To my chagrin, Mom's years of teaching grammar to seventh graders (and me) wasn't enough.  Apparently, I love misusing commas.  Since Catherine doesn't edit my blog posts, you guys may have already discovered that, and I hope that you can see past my love for inappropriate commas.

Anyway, this post is not about plugging my editor, it's about the realization that everybody needs one.  No matter how many sets of eyes look at a work, it is always good to have professional editing services go over them with a fine toothed comb.  Period.

Falling for Heaven probably saw more sets of eyes than all three of the other works put together.  I was nervous about my first attempt at paranormal romance, and I had a lot of betas look at it.  A couple of them even took a shot at the editing aspect of it.

Catherine not only took out hundreds of commas, she verified a couple of historical inaccuracies, reminded me of Ms. James' overuse of the word "hitched", but she also pointed out qualities of my writing that she loved.

So you see?  She edits and she praises.  I love her.

I know not every writer is lucky enough to have stumbled upon a gem like Catherine.  I feel blessed to have her as an integral part of my process.

I stole this little piece of her from her blog, and I hope she doesn't mind.  It sums up beautifully how she feels about her editing, and it's the main reason why I like her so much.  She really likes her job...
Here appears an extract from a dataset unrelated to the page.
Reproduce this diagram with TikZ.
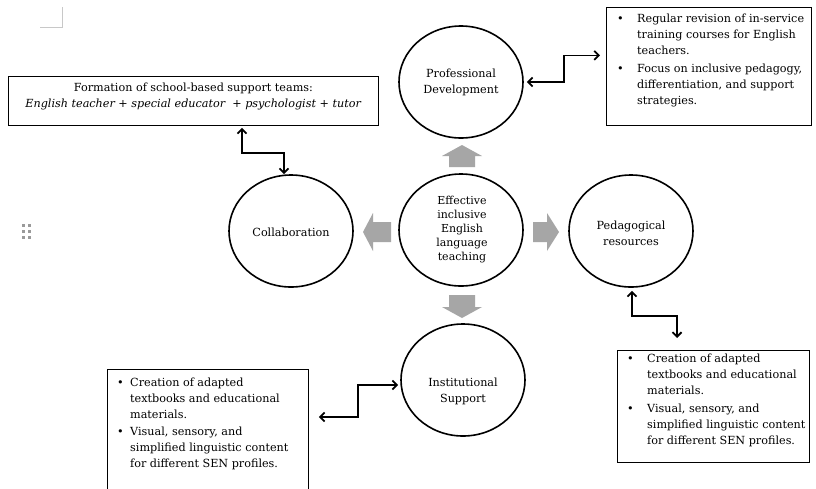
\documentclass[tikz,border=0pt]{standalone}
\usepackage{fontspec}
\setmainfont{DejaVu Serif}
\usetikzlibrary{shapes.geometric,arrows.meta,calc}
\definecolor{blockgray}{HTML}{A6A6A6}
\definecolor{markgray}{HTML}{C8C8C8}
\definecolor{dotgray}{HTML}{9A9A9A}
\newcommand{\mylines}[1]{\begin{tabular}[t]{@{}l@{}}#1\end{tabular}}
\begin{document}
\begin{tikzpicture}[x=1pt,y=-1pt,
  ell/.style={ellipse, draw, line width=1.6pt, minimum width=124pt, minimum height=112pt, inner sep=0pt},
  lbl/.style={font=\fontsize{11.2}{16}\selectfont, align=center, inner sep=0pt},
  clbl/.style={font=\fontsize{11}{14}\selectfont, align=center, inner sep=0pt},
  boxtxt/.style={font=\fontsize{11.2}{16}\selectfont, inner sep=0pt, anchor=base west},
  box/.style={draw, line width=0.8pt, inner sep=0pt, anchor=north west},
  conn/.style={line width=1.8pt, {Straight Barb[length=4.5pt,width=9pt]}-{Straight Barb[length=4.5pt,width=9pt]}},
  blk/.style={fill=blockgray, draw=none}
]
\useasboundingbox (0,0) rectangle (816,488);
\fill[white] (0,0) rectangle (816,488);
\clip (0,0) rectangle (816,488);

% page marks
\draw[markgray, line width=0.8pt] (62,7) -- (62,27) -- (40,27);
\foreach \x in {23,29} \foreach \y in {225,231,237}
  \fill[dotgray] (\x-1.5,\y-1.5) rectangle ++(3,3);

% ellipses
\node[ell] (pd) at (461,82) {};
\node[ell] (collab) at (291,231) {};
\node[ell] (center) at (461,230) {};
\node[ell] (ped) at (631,231) {};
\node[ell] (is) at (463,380) {};

\node[lbl] (pdt) at (461,82) {Professional\\Development};
\node[lbl] (colt) at (291,232) {Collaboration};
\node[clbl] (cent) at (462,230) {Effective\\inclusive\\English\\language\\teaching};
\node[lbl] (pedt) at (631,233) {Pedagogical\\resources};
\node[lbl] (ist) at (463,391) {Institutional\\Support};

% boxes
\node[box, minimum width=370pt, minimum height=49pt] (tl) at (8,76) {};
\node[box, minimum width=205pt, minimum height=118pt] (tr) at (606,7) {};
\node[box, minimum width=192pt, minimum height=112pt] (br) at (617,350) {};
\node[box, minimum width=201pt, minimum height=140pt] (bl) at (107,369) {};

\node[lbl] (tlt) at ($(tl.center)+(0,-4)$) {Formation of school-based support teams:\\\textit{English teacher + special educator \ + psychologist + tutor}};

\node[boxtxt] (trb1) at (617,22) {•};
\node[boxtxt] (trt1) at (637,22) {\mylines{Regular revision of in-service\\training courses for English\\teachers.}};
\node[boxtxt] (trb2) at (617,72) {•};
\node[boxtxt] (trt2) at (637,72) {\mylines{Focus on inclusive pedagogy,\\differentiation, and support\\strategies.}};

\node[boxtxt] (brb1) at (627,362) {•};
\node[boxtxt] (brt1) at (647,362) {\mylines{Creation of adapted\\textbooks and educational\\materials.}};
\node[boxtxt] (brb2) at (627,412) {•};
\node[boxtxt] (brt2) at (647,412) {\mylines{Visual, sensory, and\\simplified linguistic content\\for different SEN profiles.}};

\node[boxtxt] (blb1) at (117,386) {•};
\node[boxtxt] (blt1) at (130,386) {\mylines{Creation of adapted\\textbooks and educational\\materials.}};
\node[boxtxt] (blb2) at (117,435) {•};
\node[boxtxt] (blt2) at (130,435) {\mylines{Visual, sensory, and\\simplified linguistic content\\for different SEN profiles.}};

% gray block arrows
\fill[blk] (449,167) -- (449,156) -- (442,156) -- (462,145) -- (482,156) -- (475,156) -- (475,167) -- cycle;
\fill[blk] (449,295) -- (449,307) -- (442,307) -- (462,318) -- (482,307) -- (475,307) -- (475,295) -- cycle;
\fill[blk] (391,222) -- (373,222) -- (373,213) -- (363,232) -- (373,251) -- (373,242) -- (391,242) -- cycle;
\fill[blk] (533,222) -- (547,222) -- (547,213) -- (559,232) -- (547,251) -- (547,242) -- (533,242) -- cycle;

% connectors
\draw[conn] ($(tl.south west)+(234,2)$) -- ++(0,25) -| ($(collab.north)+(-7,0)$);
\draw[conn] ($(pd.east)+(3,0)$) -- ++(37,0) |- ($(tr.west)+(-6,-11)$);
\draw[conn] ($(ped.south)+(1,3)$) -- ++(0,25) -| ($(br.north west)+(60,-12)$);
\draw[conn] ($(is.west)+(-2,5)$) -- ++(-40,0) |- ($(bl.north east)+(10,48)$);
\end{tikzpicture}
\end{document}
I just had a wonderful experience with a new client, and I always have mixed feelings when I finish an editing job. I am sad because the job is over. When I am working on a job, I spend a great deal of time with the manuscript. A lot of my late-night hours are spent in front of my computer. In most cases I’ve become attached to the characters, and there is a sense of loss when I have to send them back to their rightful owners. I admit that sometimes I hate to say good-bye. But I am also happy that I’ve seen a project to its completion.

See what I mean? I just love her so much, I could put her in my purse and take her with me everywhere I go. I've recently decided to take my profits from my first quarter's sales and re-invest them in more editing services. Catherine is working on editing my original stories, so that I can re-publish them, edited. I'm so excited about that, I can't even begin to describe it.

Finding Catherine, and using her services has brought my writing to another level. I can now tell people, with pride, that I'm an author. Yes, a real author, with an editor and everything.

For those of you that are interested, here's her website. If this post wasn't enough, she has recommendations on her site, and can put you into contact with others who have used her services. Okay, so it turned into a plug. I'm not sorry.


  1. I've been very lucky to have a friend who is a retired copy editor who helped me along, and I love that your blog is littered with comma errors. So is mine!

    I agree however, that an editor is essential if we want our novels to be well received. Too many indie authors leave out this step, and it reflects poorly on their work.

  2. You're awesome for sharing your lucky find with us! :) Congratulations on the release of Falling For Heaven!

  3. You are very kind! You are also a dream to work with.

  4. I think it is near impossible to edit your own work (the final edit, anyway). You need distance and perspective that the writer doesn't have. Also, serious editing is a specific skill, and just because you can write, doesn't necessarily mean you can edit. But, yeah, a good editor is expensive. I'm starting a savings account just for publishing expenses!